Problem statement
Extract every line of the material that holds the string "this".

Supplied material
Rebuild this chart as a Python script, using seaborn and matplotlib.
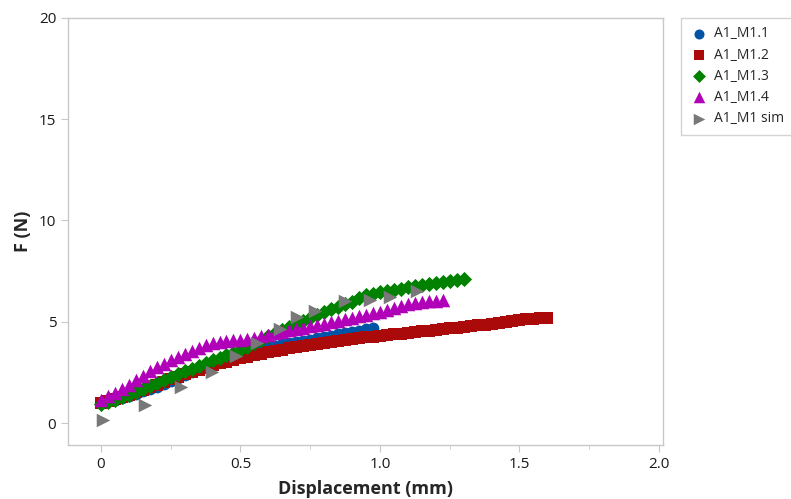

* * *

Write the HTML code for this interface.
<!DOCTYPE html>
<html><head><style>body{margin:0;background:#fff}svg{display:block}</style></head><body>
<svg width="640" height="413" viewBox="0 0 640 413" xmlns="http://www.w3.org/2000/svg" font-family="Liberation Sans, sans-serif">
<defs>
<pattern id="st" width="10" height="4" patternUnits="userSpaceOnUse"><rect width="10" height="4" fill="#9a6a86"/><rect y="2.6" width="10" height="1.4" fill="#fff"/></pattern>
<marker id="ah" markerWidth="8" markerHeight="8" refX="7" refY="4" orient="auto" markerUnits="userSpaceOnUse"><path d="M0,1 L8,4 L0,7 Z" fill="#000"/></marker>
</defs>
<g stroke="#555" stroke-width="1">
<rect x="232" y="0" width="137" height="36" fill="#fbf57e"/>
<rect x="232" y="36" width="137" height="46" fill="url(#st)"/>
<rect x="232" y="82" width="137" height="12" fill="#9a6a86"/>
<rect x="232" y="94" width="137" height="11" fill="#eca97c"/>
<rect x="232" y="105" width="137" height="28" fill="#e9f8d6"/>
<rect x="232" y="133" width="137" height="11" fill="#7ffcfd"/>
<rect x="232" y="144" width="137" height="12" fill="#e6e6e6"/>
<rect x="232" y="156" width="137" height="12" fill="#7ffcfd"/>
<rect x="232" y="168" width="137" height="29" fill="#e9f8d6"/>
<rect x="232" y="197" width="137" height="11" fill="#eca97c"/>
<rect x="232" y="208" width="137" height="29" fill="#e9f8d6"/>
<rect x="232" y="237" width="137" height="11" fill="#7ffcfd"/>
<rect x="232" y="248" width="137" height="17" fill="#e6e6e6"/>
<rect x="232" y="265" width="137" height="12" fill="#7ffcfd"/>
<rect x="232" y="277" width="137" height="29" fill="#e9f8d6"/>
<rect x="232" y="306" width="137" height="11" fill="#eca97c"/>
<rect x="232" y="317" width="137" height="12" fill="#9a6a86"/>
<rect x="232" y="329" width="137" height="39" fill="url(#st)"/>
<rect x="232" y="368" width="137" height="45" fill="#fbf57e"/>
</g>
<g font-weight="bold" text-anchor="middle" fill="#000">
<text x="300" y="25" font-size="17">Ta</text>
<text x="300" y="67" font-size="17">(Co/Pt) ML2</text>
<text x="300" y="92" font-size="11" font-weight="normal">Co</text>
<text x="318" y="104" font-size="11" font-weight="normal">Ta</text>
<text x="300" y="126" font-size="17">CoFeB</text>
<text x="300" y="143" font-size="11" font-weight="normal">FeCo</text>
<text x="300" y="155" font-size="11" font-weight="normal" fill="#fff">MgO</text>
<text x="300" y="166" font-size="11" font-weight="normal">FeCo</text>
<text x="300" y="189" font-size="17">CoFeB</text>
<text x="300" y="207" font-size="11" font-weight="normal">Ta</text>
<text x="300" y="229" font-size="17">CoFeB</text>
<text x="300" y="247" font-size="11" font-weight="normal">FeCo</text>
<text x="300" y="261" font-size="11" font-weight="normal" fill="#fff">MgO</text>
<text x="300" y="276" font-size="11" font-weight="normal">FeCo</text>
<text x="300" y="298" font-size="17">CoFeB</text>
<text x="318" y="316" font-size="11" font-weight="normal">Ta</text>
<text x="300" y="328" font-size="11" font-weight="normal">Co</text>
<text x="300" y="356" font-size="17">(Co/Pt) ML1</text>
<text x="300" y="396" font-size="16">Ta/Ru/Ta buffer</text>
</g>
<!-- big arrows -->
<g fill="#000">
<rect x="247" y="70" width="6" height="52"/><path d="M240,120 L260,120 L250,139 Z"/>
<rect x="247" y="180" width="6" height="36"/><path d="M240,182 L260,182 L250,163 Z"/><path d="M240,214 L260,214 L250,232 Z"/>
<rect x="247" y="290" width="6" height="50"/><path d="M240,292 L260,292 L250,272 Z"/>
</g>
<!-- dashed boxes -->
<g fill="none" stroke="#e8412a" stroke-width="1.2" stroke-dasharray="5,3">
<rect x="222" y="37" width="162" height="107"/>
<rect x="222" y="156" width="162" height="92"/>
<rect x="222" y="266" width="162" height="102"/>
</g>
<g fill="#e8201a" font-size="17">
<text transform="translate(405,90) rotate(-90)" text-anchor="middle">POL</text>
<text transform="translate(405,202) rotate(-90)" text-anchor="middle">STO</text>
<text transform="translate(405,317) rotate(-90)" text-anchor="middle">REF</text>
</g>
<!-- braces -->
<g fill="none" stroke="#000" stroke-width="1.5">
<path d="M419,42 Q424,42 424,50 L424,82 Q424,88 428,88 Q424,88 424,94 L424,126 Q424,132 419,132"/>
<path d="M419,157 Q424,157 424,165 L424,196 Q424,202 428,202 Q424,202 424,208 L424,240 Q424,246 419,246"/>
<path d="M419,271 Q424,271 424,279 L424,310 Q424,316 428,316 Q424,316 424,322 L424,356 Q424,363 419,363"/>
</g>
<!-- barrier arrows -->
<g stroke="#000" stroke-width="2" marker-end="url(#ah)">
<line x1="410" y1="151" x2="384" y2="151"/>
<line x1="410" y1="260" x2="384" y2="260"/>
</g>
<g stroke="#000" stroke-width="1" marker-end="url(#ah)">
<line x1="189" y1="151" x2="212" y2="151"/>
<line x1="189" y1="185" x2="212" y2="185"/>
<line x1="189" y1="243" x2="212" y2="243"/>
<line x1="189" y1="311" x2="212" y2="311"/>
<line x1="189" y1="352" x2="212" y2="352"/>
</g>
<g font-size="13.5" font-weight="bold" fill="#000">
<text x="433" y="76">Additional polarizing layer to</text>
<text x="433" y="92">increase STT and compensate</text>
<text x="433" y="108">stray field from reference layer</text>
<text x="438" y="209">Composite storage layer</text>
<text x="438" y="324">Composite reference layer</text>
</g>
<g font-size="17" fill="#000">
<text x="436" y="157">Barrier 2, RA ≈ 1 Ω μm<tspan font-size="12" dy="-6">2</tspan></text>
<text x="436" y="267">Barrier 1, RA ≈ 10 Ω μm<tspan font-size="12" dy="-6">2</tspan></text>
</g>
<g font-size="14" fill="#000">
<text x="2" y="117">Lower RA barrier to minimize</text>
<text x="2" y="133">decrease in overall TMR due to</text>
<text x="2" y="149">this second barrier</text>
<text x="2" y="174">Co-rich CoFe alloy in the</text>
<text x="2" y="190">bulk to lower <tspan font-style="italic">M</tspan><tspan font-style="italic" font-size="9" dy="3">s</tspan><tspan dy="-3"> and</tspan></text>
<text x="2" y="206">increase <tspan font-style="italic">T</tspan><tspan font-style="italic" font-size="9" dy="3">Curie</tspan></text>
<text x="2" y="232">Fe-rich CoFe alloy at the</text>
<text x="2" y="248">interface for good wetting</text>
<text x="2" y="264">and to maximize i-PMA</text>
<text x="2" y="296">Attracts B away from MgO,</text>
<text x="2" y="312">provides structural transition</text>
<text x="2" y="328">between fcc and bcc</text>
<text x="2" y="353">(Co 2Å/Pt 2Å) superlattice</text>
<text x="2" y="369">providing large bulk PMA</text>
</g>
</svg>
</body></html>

==

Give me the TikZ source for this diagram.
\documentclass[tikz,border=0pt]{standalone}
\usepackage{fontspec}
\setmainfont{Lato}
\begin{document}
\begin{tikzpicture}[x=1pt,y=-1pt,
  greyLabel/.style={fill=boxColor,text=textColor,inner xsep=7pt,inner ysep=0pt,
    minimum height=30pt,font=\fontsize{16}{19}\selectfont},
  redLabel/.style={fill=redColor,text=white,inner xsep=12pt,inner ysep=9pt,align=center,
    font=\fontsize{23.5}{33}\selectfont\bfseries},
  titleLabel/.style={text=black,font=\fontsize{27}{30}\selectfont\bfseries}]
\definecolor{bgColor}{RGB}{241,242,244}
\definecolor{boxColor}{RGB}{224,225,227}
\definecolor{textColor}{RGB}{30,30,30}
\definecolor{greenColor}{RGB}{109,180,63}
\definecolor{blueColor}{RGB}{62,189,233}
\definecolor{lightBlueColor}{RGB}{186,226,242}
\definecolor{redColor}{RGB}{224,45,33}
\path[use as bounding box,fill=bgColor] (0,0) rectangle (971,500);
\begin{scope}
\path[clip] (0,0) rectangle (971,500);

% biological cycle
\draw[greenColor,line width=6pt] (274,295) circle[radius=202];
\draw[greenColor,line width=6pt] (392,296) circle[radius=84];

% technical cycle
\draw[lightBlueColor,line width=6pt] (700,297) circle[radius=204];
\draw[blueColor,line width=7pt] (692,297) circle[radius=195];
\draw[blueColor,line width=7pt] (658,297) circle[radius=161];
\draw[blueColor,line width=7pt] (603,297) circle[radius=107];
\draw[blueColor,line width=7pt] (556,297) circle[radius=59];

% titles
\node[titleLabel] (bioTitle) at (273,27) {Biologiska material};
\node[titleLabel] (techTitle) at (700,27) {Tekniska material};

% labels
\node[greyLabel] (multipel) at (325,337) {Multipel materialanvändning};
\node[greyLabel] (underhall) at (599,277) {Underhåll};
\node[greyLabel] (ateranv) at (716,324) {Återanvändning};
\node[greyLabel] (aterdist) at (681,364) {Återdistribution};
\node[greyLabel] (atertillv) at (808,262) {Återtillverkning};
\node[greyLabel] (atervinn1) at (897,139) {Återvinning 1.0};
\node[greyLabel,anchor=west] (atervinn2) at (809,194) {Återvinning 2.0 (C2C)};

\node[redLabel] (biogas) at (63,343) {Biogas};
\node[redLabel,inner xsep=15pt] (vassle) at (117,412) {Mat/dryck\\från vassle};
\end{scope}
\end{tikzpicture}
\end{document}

The result
Rebuild this chart as a Python script, using seaborn and matplotlib.
Write the HTML code for this interface.
<text x="2" y="149">this second barrier</text>
Give me the TikZ source for this diagram.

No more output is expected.